The Drake family legacy in Harrison County belongs to her husband. Jim Drake was born and raised in this area. Patty came to Cynthiana with her husband after growing up and working in the funeral business in Louisville.
“When Jim and I moved to Cynthiana, it got out that I could sing and play piano. Like most everyone else that’s been associated with the hymn sing, I agreed to perform one Sunday a month,” Drake said.
That one Sunday a month eventually became two, then three and before she knew it, she was showing up every Sunday evening to help with the show.
In the decade or so since she has been a regular fixture at the hymn sing and, after Bedford’s death, the Hymn Sing has been something of an extended family affair for her.
“There is something about this show that has made it such a fixture in this area. It’s exactly like when we heard my husband’s family singing — the Hymn Sing goes back generations,” Drake said.
When Bedford passed away in 2000, many thought his death would be the end of the show. But the show’s many listeners called in demanding that the show continue.
“One of our regular listeners moved out of the WCYN broadcast area, but even though she cannot hear the show, she still calls in to request Where the Roses Never Fade,” Drake said.
Nearly six decades have passed since the Harrison Hymn Sing first broadcast its show. It has moved from the third floor of the Harrison Deposit Bank Building to the historic log building to its contemporary office location on Main Street.
Many of this area’s most talented and beloved gospel musicians — regulars of the Harrison Hymn Sing — have been called to join Bedford in that greater gospel hymn sing in the sky.
Folks like Russell Ray Fryman and Charlie Franklin. But every time the hymn sing loses someone, there always seems to be another to step up and fill the space.
“Even with the popularity of rock-based and pop religious music, there has always been a place for old-time gospel music. The songs have been passed down for generations and they still endure,” Drake said.
Her granddaughter, Ashley, has been going to the radio station and sitting in on the Hymn Sing since she was in a baby seat.
“It really is something of a tradition that is passed on to people. I’m convinced that one of the main reasons this show has lasted is because we focus on traditional music,” Drake said.
It is likely true. The show does not preach nor feature a message of any kind, except as a celebration of the enduring power of Christian gospel music.
The current monthly lineup of Hymn Sing performers includes Charles and Ollie, a husband and wife duo who stepped in after Russell Ray Fryman passed away. The show usually features Drake, Carl Goodman and Jerry Watkins.
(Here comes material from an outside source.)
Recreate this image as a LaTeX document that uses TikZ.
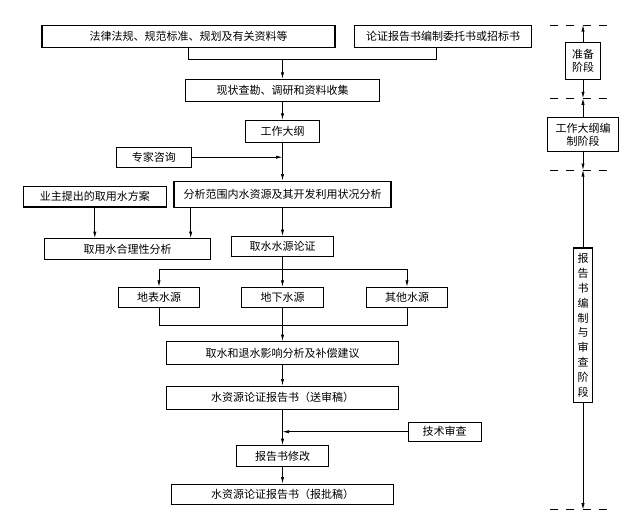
\documentclass[tikz,border=0pt]{standalone}
\usepackage{fontspec}
\setmainfont{Noto Sans CJK SC}
\usetikzlibrary{arrows.meta}
\begin{document}
\begin{tikzpicture}[x=1pt,y=-1pt,
  box/.style={draw, line width=1.1pt, inner sep=0pt, align=center,
    font=\fontsize{11pt}{13pt}\selectfont},
  conn/.style={line width=0.7pt},
  arr/.style={conn, -{Latex[length=6.5pt,width=3.2pt]}},
  stageline/.style={line width=0.8pt, dash pattern=on 8pt off 8.3pt}]
\useasboundingbox (0,0) rectangle (626,530);
% main boxes
\node[box, minimum width=293pt, minimum height=22pt] (law) at (188.5,36.7) {法律法规、规范标准、规划及有关资料等};
\node[box, minimum width=177.4pt, minimum height=21.6pt] (entrust) at (443,36.5) {论证报告书编制委托书或招标书};
\node[box, minimum width=193.3pt, minimum height=22pt] (survey) at (282.5,90.3) {现状查勘、调研和资料收集};
\node[box, minimum width=73.6pt, minimum height=22pt] (outline) at (282.5,131.3) {工作大纲};
\node[box, minimum width=75pt, minimum height=20.3pt] (expert) at (153.8,157.2) {专家咨询};
\node[box, minimum width=217pt, minimum height=26.3pt] (analysis) at (282.5,194.2) {分析范围内水资源及其开发利用状况分析};
\node[box, minimum width=143.3pt, minimum height=20.3pt] (owner) at (94.8,196.8) {业主提出的取用水方案};
\node[box, minimum width=166.4pt, minimum height=20.6pt] (rational) at (127.5,249) {取用水合理性分析};
\node[box, minimum width=101.3pt, minimum height=19.6pt] (source) at (282.5,246.5) {取水水源论证};
\node[box, minimum width=81pt, minimum height=20.4pt] (surface) at (159,297.5) {地表水源};
\node[box, minimum width=81.3pt, minimum height=20.4pt] (ground) at (282.5,297.5) {地下水源};
\node[box, minimum width=80.6pt, minimum height=20.4pt] (other) at (407,297.5) {其他水源};
\node[box, minimum width=232pt, minimum height=22.6pt] (impact) at (282.5,353) {取水和退水影响分析及补偿建议};
\node[box, minimum width=232.7pt, minimum height=23.3pt] (draft) at (282.5,397.7) {水资源论证报告书（送审稿）};
\node[box, minimum width=72.7pt, minimum height=18.7pt] (review) at (444.7,431.7) {技术审查};
\node[box, minimum width=92.7pt, minimum height=21pt] (revise) at (282.5,456.2) {报告书修改};
\node[box, minimum width=221.6pt, minimum height=20.3pt] (final) at (282.5,494.2) {水资源论证报告书（报批稿）};
% stage column
\node[box, minimum width=35.3pt, minimum height=37pt] (r1) at (583,60.8) {准备\\阶段};
\node[box, minimum width=71.6pt, minimum height=34pt] (r2) at (583,134.7) {工作大纲编\\制阶段};
\node[box, minimum width=18.7pt, minimum height=154.6pt, font=\fontsize{11pt}{14.9pt}\selectfont] (r3) at (583,325.3) {报\\告\\书\\编\\制\\与\\审\\查\\阶\\段};
\coordinate (d1) at (583,25);
\coordinate (d2) at (583,98.3);
\coordinate (d3) at (583,170);
\coordinate (d4) at (583,509.7);
\foreach \d in {d1,d2,d3,d4}{
  \draw[stageline] ([xshift=-33pt]\d) -- ([xshift=31pt]\d);
}
\draw[arr] (r1.north) -- (d1);
\draw[arr] (r1.south) -- (d2);
\draw[arr] (r2.north) -- (d2);
\draw[arr] (r2.south) -- (d3);
\draw[arr] (r3.north) -- (d3);
\draw[arr] (r3.south) -- (d4);
% connectors
\coordinate (j1) at (282.5,59.7);
\draw[conn] (law.south) |- (j1);
\draw[conn] ([xshift=-7pt]entrust.south) |- (j1);
\draw[arr] (j1) -- (survey.north);
\draw[arr] (survey.south) -- (outline.north);
\draw[arr] (outline.south) -- (analysis.north);
\draw[arr] (expert.east) -- (expert.east -| outline.south);
\draw[arr] (owner.south) -- (owner.south |- rational.north);
\draw[arr] ([xshift=-91.8pt]analysis.south) -- ([xshift=-91.8pt]analysis.south |- rational.north);
\draw[arr] (analysis.south) -- (source.north);
\coordinate (b) at (282.5,269.3);
\draw[conn] (source.south) -- (b);
\draw[arr] (b) -| (surface.north);
\draw[arr] (b) -| (other.north);
\draw[arr] (b) -- (ground.north);
\coordinate (m) at (282.5,325);
\draw[conn] (surface.south) |- (m);
\draw[conn] (other.south) |- (m);
\draw[arr] (ground.south) -- (impact.north);
\draw[arr] (impact.south) -- (draft.north);
\draw[arr] (draft.south) -- (revise.north);
\draw[arr] (review.west) -- (review.west -| draft.south);
\draw[arr] (revise.south) -- (final.north);
\end{tikzpicture}
\end{document}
The second Sunday of the month, Joy Bounds, a group from Pendleton County, performs.
“This group performs all day at nursing homes as they make their way here for their appearance on the Hymn Sing,” Drake said.
The third Sunday, the popular local bluegrass band Thunder Ridge performs. The fourth Sunday is the Bluegrass Gospel Travellers.
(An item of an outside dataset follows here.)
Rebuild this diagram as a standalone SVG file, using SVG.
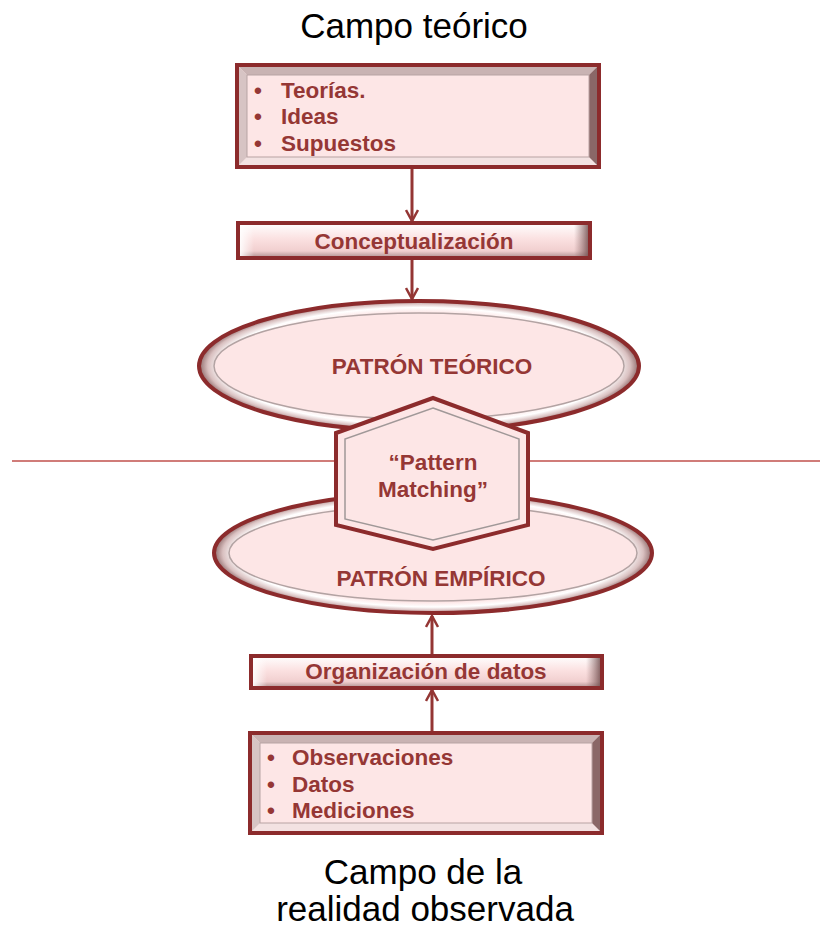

The Union Baptist Singers will perform if there is a fifth Sunday in the month, Drake said.
It can be a challenge fitting all the performers into the studio space, especially for those groups that bring their own instruments.
But it always seems to work itself out. And even though the sound may not be as polished as a studio recording, the one thing each and every singer can feel is the tradition and approval of all the singers that have performed before on the Hymn Sing.
Who knows what singers will pick up the lead when the Hymn Sing turns 100.
The Harrison County Hymn Sing runs every Sunday at 5 p.m. on WCYN 1400 AM.